Required task » Leave out every picture, then transcribe the rest of the listing exactly.

[START Dataset extract]

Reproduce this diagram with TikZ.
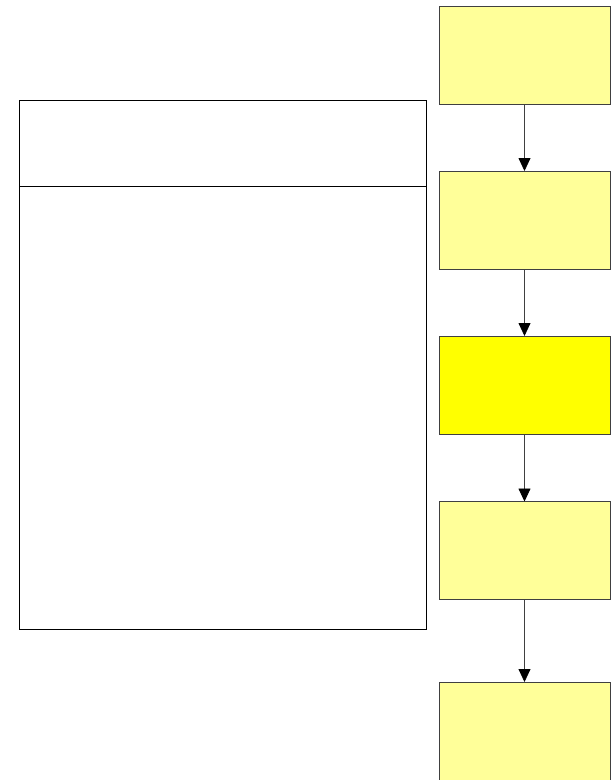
\documentclass[tikz,border=0pt]{standalone}
\usetikzlibrary{arrows.meta}
\definecolor{lightyel}{HTML}{FFFF99}
\definecolor{brightyel}{HTML}{FFFF00}
\definecolor{edgegrey}{HTML}{404040}
\begin{document}
\begin{tikzpicture}[x=1pt,y=-1pt,
  flowbox/.style={draw=edgegrey,line width=0.9pt,fill=lightyel,minimum width=171pt,minimum height=98pt,inner sep=0pt,outer sep=0pt},
  hotbox/.style={flowbox,fill=brightyel},
  link/.style={draw=edgegrey,line width=0.8pt,-{Triangle[width=12pt,length=13pt,fill=black,color=black]}},
  panel/.style={draw=black,line width=0.9pt}]
\useasboundingbox (0,0) rectangle (616,780);
\fill[white] (0,0) rectangle (616,780);
\node[flowbox] (b1) at (524.5,55) {};
\node[flowbox] (b2) at (524.5,220) {};
\node[hotbox] (b3) at (524.5,385) {};
\node[flowbox] (b4) at (524.5,550.5) {};
\node[flowbox] (b5) at (524.5,731) {};
\draw[link] (b1) -- (b2);
\draw[link] (b2) -- (b3);
\draw[link] (b3) -- (b4);
\draw[link] (b4) -- (b5);
\node[panel,minimum width=407pt,minimum height=86pt,inner sep=0pt,outer sep=0pt] (head) at (222.5,143) {};
\node[panel,minimum width=407pt,minimum height=443pt,inner sep=0pt,outer sep=0pt] (body) at (222.5,407.5) {};
\end{tikzpicture}
\end{document}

[END Dataset extract]

Response for this exercise »
Reproduce this diagram with TikZ.
\documentclass[tikz,border=0pt]{standalone}
\usetikzlibrary{arrows.meta}
\definecolor{lightyel}{HTML}{FFFF99}
\definecolor{brightyel}{HTML}{FFFF00}
\definecolor{edgegrey}{HTML}{404040}
\begin{document}
\begin{tikzpicture}[x=1pt,y=-1pt,
  flowbox/.style={draw=edgegrey,line width=0.9pt,fill=lightyel,minimum width=171pt,minimum height=98pt,inner sep=0pt,outer sep=0pt},
  hotbox/.style={flowbox,fill=brightyel},
  link/.style={draw=edgegrey,line width=0.8pt,-{Triangle[width=12pt,length=13pt,fill=black,color=black]}},
  panel/.style={draw=black,line width=0.9pt}]
\useasboundingbox (0,0) rectangle (616,780);
\fill[white] (0,0) rectangle (616,780);
\node[flowbox] (b1) at (524.5,55) {};
\node[flowbox] (b2) at (524.5,220) {};
\node[hotbox] (b3) at (524.5,385) {};
\node[flowbox] (b4) at (524.5,550.5) {};
\node[flowbox] (b5) at (524.5,731) {};
\draw[link] (b1) -- (b2);
\draw[link] (b2) -- (b3);
\draw[link] (b3) -- (b4);
\draw[link] (b4) -- (b5);
\node[panel,minimum width=407pt,minimum height=86pt,inner sep=0pt,outer sep=0pt] (head) at (222.5,143) {};
\node[panel,minimum width=407pt,minimum height=443pt,inner sep=0pt,outer sep=0pt] (body) at (222.5,407.5) {};
\end{tikzpicture}
\end{document}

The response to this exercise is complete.